Thursday, December 01, 2005

When they say "Turbo", they mean it

I've been fiddling around with TurboGears recently. One web app I've worked on is a service that lets you know when the local bands you like are playing in a calendar format. So that you can say "I feel like seeing a band tonight" and see what's on. Another was a help system.

Well, I've just spent a fun few hours putting together a web front end to my Bugs Everywhere bug tracker. It was definitely a "turbo" experience. Went from zero to "does a lot and looks decent" in mere hours. It was also a "gears" experience, because half the fun was how easily everything fit together. Rock on, Turbogears.

There have been a spate of web interfaces for bzr, and I wonder whether they'd be easier using TurboGears or Django. My guess is yes-- lots easier.

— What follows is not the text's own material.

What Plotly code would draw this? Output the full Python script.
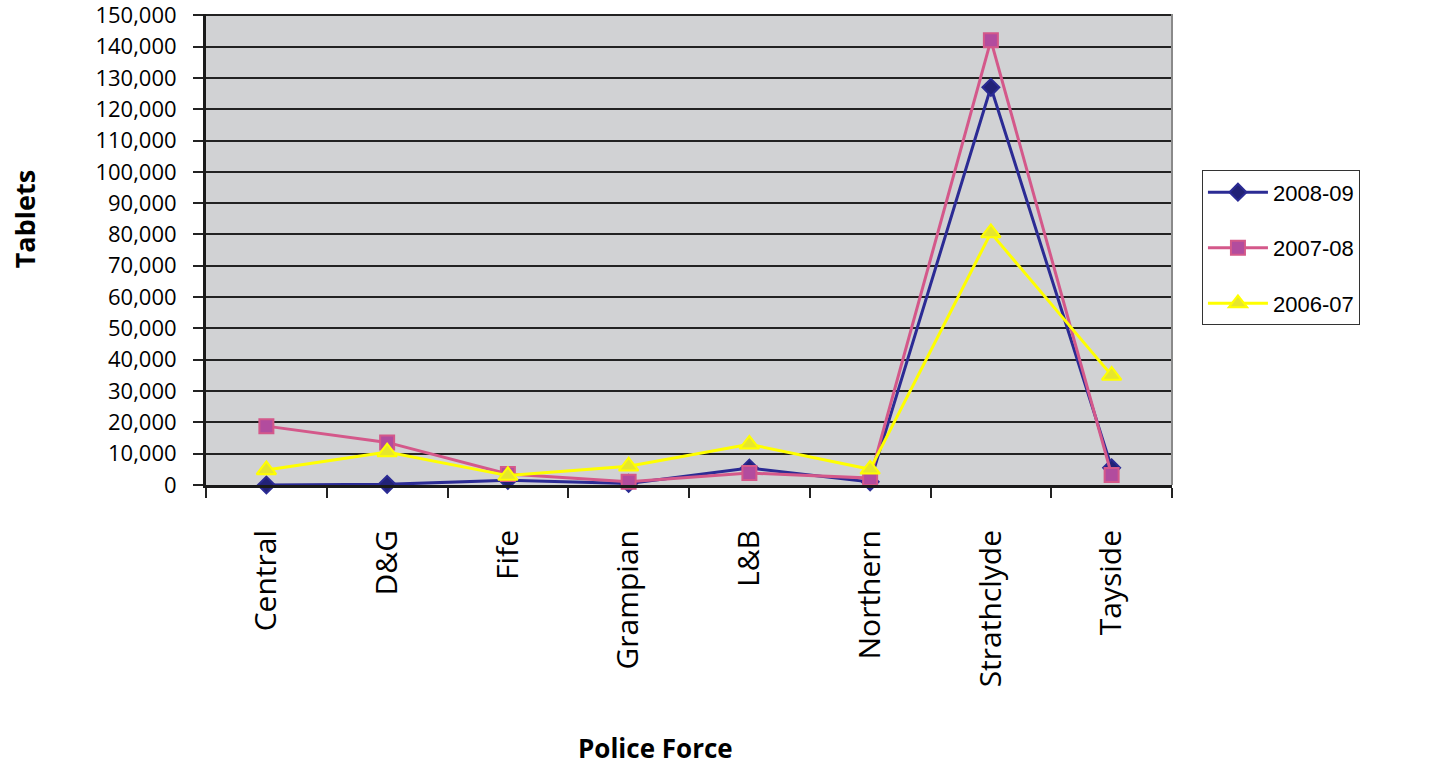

These new web megaframeworks interest me a lot, partly because writing Panoramic Feedback required coming up with one. Yes, PF does templates, data persistence, url dispatch and JavaScript (not to mention having its own XML parser and PDF report generation subsystem). But if I was starting out today, there's no way I'd build our own megaframework. They're easy, they're fun, and they let you focus on what you really want to do.

TurboGears isn't the only megaframework in town, and I wouldn't turn up my nose at Django or Rails. But I'd prefer to write in Python, since that's compatible with most of my software. Ruby seems too similar to Python for it to be worthwile knowing both.

What I especially like about TurboGears is its philosophy of collaboration, and Kid templates. The fact that they're valid XHTML is neat. The fact that they pack the whole expressive power of Python (should you need it) is great. In my bug tracker front end, I'm actually passing list of Bug objects to the display template, and the template is retrieving the members it needs. Nice.

I'd like it if CherryPy had better support for RESTful URLs. SQLObject seems a little buggy to me. And CatWalk will be very nice, when it happens.

But it's already come a very long way.